> **Provided material**:
##############################

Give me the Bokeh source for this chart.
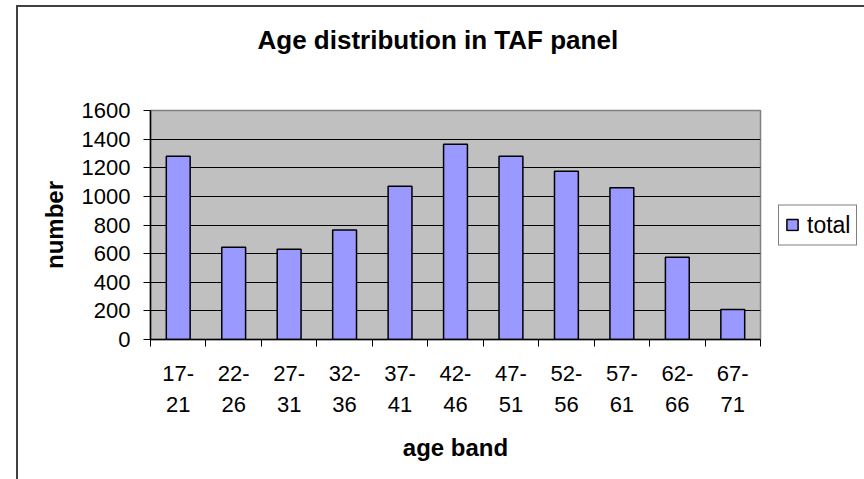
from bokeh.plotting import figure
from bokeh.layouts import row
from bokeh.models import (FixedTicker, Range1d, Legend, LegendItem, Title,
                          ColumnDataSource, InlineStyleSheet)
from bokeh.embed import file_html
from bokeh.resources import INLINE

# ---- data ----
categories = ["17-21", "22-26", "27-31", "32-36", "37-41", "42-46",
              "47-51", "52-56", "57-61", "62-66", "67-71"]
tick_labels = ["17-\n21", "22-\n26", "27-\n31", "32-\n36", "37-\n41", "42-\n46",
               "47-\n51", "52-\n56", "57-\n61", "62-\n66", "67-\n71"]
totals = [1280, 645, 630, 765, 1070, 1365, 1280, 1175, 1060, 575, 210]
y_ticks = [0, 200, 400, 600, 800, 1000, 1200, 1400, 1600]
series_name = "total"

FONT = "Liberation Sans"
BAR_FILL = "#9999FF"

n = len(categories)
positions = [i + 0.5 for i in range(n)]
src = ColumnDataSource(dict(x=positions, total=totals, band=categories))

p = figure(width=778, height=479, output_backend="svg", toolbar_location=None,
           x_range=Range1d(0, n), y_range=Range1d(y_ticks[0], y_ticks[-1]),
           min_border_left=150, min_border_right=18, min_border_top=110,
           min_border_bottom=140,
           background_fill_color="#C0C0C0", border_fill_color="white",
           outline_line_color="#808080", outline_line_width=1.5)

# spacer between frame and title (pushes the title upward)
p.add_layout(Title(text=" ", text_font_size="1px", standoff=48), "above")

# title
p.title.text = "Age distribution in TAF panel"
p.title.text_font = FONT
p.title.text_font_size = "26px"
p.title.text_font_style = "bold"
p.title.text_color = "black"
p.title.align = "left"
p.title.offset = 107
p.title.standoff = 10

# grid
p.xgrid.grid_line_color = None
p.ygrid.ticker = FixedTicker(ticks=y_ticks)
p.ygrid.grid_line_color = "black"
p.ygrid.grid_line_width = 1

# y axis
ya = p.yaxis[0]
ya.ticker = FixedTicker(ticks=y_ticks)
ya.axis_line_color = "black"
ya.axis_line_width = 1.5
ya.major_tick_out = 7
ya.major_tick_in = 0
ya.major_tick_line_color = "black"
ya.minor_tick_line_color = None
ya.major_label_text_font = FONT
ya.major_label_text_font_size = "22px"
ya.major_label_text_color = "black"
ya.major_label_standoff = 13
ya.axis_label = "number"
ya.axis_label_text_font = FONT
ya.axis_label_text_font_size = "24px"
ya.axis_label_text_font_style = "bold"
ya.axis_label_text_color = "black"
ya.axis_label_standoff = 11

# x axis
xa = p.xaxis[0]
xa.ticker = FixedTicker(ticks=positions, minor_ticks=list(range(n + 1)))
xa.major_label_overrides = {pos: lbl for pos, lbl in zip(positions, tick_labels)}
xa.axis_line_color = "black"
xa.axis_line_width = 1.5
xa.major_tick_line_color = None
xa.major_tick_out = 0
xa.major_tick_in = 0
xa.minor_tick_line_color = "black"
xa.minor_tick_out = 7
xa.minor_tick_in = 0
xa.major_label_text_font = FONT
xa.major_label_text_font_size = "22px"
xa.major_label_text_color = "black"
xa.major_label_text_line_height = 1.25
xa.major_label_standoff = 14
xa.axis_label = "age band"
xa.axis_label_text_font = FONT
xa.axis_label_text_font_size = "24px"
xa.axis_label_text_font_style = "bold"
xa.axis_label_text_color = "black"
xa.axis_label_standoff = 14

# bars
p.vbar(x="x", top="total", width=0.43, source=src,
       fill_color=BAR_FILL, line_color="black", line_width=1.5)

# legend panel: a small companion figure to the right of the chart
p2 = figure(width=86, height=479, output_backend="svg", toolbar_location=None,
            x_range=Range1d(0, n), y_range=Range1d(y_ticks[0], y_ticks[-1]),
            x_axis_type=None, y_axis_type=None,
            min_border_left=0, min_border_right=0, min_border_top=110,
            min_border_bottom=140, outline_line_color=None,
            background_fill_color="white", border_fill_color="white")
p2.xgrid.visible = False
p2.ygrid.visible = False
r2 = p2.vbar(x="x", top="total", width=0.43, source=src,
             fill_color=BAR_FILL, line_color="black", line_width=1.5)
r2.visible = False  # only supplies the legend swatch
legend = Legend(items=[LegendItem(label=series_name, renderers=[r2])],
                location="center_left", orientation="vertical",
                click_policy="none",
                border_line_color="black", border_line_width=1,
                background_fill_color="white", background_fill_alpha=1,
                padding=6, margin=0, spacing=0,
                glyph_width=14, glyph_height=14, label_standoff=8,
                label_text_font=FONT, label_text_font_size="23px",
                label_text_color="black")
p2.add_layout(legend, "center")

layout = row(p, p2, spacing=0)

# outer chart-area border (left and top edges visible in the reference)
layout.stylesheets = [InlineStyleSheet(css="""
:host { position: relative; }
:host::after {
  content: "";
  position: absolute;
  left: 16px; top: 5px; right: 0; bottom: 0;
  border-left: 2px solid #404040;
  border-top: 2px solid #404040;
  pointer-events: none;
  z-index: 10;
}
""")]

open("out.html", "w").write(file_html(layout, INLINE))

##############################

> **To be done**:
Please restate the material above line by line, exactly, beginning at its first line and ending with the line that contains "from bokeh.resources import INLINE", without any pictures.

> **Answer to this problem**:
Give me the Bokeh source for this chart.
from bokeh.plotting import figure
from bokeh.layouts import row
from bokeh.models import (FixedTicker, Range1d, Legend, LegendItem, Title,
                          ColumnDataSource, InlineStyleSheet)
from bokeh.embed import file_html
from bokeh.resources import INLINE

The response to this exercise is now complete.